3.2.4. Les processus tertiaires.

A. Green pose d'une façon différente la question de l'articulation, et de la désarticulation, entre les processus primaires et les processus secondaires. Selon lui cette articulation ne va pas de soi, la domination d'un type de processus sur l'autre entrave le fonctionnement psychique. Il propose, en 1972, le concept de processus tertiaires pour dépasser une limitation de la théorie freudienne devenue une "impasse clinique", si l'on considère que l'analyse ne vise qu'à transformer les processus primaires en processus secondaires. Les processus tertiaires ou intermédiaires permettent de développer un va et vient élaboratif fluide entre les processus primaires et les processus secondaires. "Par processus tertiaires , j'entends les processus qui mettent en relation les processus primaires et les processus secondaires de telle façon que les processus primaires limitent la saturation des processus secondaires et les processus secondaires celles des processus primaires." 627 En lien avec le langage, ils constituent ainsi un ensemble de transitions et de transformations caractéristiques de la mobilité psychique qui favorise la créativité, l'invention et le jeu. Ces processus tertiaires ne désignent pas une catégorie particulière de processus repérables dans la psyché, il s'agit de processus de relations, de processus intermédiaires, inspirés par les processus transitionnels théorisés par D.W. Winnicott.

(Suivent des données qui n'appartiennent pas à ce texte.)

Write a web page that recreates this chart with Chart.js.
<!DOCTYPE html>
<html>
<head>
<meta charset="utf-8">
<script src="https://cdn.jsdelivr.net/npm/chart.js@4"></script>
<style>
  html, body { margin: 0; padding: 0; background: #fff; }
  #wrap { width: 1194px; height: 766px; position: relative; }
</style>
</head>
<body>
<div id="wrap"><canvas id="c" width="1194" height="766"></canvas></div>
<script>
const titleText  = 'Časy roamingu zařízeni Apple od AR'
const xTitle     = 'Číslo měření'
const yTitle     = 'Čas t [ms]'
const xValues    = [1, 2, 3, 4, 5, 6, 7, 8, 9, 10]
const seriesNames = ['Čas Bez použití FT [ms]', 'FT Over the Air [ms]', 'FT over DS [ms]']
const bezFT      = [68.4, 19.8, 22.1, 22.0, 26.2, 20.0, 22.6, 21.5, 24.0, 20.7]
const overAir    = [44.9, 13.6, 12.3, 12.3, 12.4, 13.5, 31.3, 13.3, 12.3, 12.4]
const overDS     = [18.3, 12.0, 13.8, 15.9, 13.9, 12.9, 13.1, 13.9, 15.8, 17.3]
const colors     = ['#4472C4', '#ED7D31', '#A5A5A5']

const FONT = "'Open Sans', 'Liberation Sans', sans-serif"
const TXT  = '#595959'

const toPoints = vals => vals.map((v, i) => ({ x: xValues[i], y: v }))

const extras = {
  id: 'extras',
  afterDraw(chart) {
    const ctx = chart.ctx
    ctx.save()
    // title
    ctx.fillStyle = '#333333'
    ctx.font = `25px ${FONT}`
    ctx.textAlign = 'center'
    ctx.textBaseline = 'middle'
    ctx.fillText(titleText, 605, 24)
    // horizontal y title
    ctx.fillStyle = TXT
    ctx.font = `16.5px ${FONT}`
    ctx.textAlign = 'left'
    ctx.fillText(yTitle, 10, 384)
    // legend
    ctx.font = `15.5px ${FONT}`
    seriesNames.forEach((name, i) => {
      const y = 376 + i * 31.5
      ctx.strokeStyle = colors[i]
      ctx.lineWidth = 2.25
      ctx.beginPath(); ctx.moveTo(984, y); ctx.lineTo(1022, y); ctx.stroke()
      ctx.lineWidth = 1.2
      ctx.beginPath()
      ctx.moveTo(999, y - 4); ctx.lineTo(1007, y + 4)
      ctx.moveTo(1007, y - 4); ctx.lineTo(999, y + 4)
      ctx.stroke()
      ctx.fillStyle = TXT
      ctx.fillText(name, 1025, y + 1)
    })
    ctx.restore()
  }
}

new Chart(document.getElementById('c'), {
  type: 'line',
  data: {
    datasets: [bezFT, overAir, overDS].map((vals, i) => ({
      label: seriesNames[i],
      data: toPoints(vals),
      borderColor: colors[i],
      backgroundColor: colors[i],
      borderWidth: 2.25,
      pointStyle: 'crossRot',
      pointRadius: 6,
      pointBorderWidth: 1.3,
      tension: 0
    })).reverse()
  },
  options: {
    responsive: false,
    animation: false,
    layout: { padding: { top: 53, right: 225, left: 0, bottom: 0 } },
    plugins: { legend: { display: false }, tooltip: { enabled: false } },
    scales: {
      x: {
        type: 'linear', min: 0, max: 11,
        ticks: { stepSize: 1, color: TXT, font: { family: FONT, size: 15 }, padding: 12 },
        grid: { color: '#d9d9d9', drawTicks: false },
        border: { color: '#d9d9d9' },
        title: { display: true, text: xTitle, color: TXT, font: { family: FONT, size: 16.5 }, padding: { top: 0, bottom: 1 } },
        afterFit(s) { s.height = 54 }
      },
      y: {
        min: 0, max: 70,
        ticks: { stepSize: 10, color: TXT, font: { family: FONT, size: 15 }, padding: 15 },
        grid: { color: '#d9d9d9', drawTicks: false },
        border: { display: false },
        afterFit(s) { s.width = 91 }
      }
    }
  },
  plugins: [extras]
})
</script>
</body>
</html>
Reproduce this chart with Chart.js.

Pour A. Green, les processus tertiaires garantissent des relations équilibrées entre les processus primaires et les processus secondaires correspondant à des critères de normalité au regard de la psychanalyse. Cette notion est présente dans son ouvrage consacré à la psychose 628 , co-écrit avec J.L. Donnet en 1973. Il y esquisse une théorie des espaces psychiques où il formule l'hypothèse d'un "espace transitionnel interne". Cet espace se situe entre le moi et le ça, il est le siège d'un travail de conjonction et de disjonction entre ces deux instances, et de liaison entre processus primaires et processus secondaires. En suivant ce raisonnement, il apparaît qu'il y a des modalités de liaison entre processus primaires et processus secondaires qui peuvent être globales ou partielles, c'est-à-dire portant sur l'ensemble des différentes caractéristiques de chaque type de processus ou sur une partie de ces caractéristiques. De plus cette opposition peut être suspendue, rendue indécidable dans un "espace transitionnel interne". Cette approche laisse donc place à des formations intermédiaires entre ces deux registres permettant leur bon fonctionnement.

Cet abord se retrouve dans les travaux de R. Roussillon, que nous reprendrons plus en détail à propos de la métapsychologie des processus. Pour lui, "…l'opposition primaire/secondaire que Freud élabore en 1900 n'est qu'un cas particulier d'un modèle plus général de cette opposition structurale." 629 Il définit quatre grands opérateurs généraux (type de modalité de liaison, type d'organisation conventionnelle intersubjective, type de temporalité, type de négativité) dont les formes évoluent avec le temps et les registres de fonctionnement. Ces quatre opérateurs forment une matrice d'éléments solidaires. Le jeu des processus primaires et secondaires peut être alors modulé pas la mise en suspend d'un de ces opérateurs.

Notes
627.

GREEN A., 1972, "Note sur les processus tertiaires", in Revue Française de Psychanalyse, n°3, p. 408.

628.

DONNET J..L. et GREEN A., 1973, L'enfant de ça, Éd. de Minuit.

629.

ROUSSILLON R., 2001, Le plaisir et la répétition, Dunod, p. 51.